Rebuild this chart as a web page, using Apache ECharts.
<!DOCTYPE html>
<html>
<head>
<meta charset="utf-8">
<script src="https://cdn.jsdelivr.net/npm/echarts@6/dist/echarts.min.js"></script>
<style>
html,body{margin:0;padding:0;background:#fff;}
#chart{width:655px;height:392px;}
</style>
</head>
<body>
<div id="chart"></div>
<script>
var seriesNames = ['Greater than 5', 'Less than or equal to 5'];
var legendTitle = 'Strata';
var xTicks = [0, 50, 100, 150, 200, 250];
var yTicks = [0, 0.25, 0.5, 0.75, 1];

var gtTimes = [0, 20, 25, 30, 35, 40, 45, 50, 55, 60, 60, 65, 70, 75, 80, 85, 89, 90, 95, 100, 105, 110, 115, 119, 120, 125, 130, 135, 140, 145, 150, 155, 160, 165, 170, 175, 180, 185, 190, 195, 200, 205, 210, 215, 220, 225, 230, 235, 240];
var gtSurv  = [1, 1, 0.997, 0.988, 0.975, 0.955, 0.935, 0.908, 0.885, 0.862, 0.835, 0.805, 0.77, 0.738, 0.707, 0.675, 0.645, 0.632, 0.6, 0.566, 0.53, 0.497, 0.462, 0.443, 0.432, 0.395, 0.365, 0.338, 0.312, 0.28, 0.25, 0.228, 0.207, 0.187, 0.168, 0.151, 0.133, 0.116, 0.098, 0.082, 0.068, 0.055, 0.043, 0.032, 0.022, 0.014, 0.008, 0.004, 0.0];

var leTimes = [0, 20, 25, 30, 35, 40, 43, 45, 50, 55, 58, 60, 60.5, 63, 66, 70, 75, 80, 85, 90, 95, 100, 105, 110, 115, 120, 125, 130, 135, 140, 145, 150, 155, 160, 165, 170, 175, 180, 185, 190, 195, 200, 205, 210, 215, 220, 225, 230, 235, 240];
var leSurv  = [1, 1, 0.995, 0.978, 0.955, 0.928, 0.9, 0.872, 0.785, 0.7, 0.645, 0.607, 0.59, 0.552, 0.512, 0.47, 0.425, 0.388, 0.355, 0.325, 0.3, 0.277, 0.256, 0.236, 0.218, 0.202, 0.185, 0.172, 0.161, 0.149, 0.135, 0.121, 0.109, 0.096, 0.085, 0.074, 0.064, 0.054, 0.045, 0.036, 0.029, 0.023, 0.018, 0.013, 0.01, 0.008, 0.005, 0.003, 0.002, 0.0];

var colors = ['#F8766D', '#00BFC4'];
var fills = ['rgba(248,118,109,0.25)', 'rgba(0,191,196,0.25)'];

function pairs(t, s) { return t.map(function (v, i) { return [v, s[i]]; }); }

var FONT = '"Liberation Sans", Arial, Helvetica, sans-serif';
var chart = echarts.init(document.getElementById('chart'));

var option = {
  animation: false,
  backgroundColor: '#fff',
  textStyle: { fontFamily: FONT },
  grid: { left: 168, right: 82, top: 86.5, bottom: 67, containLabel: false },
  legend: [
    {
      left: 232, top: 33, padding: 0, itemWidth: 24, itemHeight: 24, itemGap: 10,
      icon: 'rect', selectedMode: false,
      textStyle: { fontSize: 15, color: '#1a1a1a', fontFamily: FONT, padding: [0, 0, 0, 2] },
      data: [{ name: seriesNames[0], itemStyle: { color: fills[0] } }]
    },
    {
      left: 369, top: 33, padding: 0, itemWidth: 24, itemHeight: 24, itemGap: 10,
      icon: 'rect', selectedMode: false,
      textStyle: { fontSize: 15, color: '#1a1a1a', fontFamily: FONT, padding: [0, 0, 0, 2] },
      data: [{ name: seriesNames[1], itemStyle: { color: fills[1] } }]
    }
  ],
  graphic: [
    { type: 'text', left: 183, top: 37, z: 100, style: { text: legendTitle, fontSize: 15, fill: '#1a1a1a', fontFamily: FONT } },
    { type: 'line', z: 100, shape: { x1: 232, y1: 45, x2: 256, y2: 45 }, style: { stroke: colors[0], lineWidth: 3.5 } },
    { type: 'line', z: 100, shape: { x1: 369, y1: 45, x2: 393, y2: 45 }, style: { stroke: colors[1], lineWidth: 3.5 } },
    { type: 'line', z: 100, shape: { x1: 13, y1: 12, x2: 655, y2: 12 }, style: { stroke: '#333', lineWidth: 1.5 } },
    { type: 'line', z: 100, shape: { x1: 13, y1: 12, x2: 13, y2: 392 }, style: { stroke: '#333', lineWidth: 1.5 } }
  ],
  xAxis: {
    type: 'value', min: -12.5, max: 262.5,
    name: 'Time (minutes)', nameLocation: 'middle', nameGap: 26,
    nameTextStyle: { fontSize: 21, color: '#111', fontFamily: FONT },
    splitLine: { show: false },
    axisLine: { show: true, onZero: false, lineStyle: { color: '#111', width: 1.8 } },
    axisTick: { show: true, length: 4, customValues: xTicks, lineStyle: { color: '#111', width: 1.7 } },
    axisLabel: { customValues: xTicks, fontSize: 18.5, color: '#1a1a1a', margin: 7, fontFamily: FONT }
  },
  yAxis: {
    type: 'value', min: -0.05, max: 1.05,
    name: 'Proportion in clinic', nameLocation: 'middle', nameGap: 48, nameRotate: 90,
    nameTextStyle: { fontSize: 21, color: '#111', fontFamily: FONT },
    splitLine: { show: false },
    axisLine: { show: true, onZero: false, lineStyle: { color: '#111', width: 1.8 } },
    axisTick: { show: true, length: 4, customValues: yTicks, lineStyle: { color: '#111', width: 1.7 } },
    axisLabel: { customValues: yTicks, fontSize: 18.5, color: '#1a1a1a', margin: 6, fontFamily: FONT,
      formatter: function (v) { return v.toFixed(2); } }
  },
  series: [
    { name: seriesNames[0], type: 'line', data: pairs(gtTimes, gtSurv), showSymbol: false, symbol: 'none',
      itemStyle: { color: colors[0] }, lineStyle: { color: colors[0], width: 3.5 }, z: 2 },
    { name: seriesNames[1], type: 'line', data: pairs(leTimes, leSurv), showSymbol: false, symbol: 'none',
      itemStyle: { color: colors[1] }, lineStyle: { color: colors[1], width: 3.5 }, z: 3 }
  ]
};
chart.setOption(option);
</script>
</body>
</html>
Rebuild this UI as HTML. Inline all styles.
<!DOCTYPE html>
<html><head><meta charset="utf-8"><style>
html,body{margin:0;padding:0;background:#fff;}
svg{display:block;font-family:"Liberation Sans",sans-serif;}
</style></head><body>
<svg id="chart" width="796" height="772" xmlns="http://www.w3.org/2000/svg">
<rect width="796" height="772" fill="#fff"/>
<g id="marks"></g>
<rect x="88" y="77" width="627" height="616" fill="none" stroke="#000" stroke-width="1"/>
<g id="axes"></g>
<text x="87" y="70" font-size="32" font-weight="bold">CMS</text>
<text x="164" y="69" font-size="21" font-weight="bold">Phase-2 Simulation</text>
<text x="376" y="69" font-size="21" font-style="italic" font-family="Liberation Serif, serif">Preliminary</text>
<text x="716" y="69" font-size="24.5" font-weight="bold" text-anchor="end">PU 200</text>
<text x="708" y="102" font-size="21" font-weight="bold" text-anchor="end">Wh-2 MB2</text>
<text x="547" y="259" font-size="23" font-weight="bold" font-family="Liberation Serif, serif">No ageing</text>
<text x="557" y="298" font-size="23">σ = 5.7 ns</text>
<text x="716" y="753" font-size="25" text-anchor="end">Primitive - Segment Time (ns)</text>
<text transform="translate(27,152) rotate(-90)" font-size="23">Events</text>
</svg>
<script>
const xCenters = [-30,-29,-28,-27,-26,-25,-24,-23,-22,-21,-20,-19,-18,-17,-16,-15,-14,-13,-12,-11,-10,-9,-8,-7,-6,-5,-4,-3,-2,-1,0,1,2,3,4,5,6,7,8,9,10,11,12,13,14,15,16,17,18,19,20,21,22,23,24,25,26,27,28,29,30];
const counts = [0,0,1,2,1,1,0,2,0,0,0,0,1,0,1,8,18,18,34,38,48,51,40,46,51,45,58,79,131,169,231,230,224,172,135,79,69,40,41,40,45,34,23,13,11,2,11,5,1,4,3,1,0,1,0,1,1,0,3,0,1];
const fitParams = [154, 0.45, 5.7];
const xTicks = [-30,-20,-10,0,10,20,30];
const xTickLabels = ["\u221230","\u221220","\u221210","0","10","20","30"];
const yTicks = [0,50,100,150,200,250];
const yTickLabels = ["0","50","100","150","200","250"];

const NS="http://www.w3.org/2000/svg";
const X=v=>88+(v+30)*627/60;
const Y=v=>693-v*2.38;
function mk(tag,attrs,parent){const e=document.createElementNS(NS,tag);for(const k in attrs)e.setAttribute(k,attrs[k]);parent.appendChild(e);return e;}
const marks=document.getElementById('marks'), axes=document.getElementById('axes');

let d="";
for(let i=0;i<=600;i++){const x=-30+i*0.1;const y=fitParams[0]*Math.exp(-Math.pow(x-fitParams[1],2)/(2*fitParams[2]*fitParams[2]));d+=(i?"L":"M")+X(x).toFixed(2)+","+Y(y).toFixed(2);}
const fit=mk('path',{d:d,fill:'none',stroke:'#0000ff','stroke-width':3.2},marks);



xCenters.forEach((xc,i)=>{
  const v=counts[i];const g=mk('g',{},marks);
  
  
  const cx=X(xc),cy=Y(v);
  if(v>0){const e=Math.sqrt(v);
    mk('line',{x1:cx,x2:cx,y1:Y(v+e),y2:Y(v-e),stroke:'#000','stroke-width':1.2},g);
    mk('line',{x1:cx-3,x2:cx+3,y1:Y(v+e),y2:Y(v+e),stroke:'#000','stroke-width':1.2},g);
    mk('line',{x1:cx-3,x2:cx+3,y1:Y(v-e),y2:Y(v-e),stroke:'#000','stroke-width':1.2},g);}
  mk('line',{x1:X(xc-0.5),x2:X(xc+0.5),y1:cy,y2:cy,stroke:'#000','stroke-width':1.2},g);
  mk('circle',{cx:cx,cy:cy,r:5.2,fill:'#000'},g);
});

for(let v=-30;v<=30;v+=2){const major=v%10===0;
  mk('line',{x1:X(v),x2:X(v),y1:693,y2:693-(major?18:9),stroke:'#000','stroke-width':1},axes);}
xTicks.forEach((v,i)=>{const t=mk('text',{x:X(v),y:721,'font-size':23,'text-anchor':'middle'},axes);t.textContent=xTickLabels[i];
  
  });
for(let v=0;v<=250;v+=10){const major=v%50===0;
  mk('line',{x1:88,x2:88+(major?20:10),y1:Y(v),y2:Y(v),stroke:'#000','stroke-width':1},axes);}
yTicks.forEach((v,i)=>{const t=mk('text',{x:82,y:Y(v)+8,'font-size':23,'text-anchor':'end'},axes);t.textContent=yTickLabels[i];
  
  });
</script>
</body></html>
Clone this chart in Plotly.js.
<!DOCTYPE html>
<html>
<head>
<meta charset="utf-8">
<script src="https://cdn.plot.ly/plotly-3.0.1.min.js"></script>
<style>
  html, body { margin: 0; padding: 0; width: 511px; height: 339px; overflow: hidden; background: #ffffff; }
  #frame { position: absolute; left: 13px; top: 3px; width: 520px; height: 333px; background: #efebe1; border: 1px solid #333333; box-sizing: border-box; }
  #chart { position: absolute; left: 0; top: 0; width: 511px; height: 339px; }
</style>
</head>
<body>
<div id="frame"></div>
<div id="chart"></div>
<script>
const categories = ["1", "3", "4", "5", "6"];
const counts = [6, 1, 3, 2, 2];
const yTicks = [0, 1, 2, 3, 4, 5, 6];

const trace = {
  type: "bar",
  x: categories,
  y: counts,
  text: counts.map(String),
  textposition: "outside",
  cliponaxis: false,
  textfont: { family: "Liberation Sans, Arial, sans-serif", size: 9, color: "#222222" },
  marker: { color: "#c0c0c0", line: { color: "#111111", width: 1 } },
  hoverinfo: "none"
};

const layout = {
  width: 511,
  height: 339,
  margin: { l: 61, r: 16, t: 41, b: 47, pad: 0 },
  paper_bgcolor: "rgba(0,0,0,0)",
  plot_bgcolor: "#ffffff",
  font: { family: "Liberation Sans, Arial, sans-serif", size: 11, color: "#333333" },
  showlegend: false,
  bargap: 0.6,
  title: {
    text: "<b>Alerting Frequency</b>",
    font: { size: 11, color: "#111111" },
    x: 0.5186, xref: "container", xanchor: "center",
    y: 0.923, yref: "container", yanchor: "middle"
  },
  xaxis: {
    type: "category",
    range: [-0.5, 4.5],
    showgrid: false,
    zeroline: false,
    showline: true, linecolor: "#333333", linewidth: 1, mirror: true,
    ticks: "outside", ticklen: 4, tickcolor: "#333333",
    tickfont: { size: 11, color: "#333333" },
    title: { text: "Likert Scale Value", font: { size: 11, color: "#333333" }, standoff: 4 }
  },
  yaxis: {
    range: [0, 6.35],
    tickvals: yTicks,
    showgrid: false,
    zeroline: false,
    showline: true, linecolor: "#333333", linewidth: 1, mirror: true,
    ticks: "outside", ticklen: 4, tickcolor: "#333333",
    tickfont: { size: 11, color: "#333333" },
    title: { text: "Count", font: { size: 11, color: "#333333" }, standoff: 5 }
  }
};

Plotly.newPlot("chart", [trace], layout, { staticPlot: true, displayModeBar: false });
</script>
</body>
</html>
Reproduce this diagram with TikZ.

**TASK TO COMPLETE:**
Where a line above contains the string "this", copy that line.

**EXERCISE RESPONSE:**
Rebuild this chart as a web page, using Apache ECharts.
Rebuild this UI as HTML. Inline all styles.
Clone this chart in Plotly.js.
Reproduce this diagram with TikZ.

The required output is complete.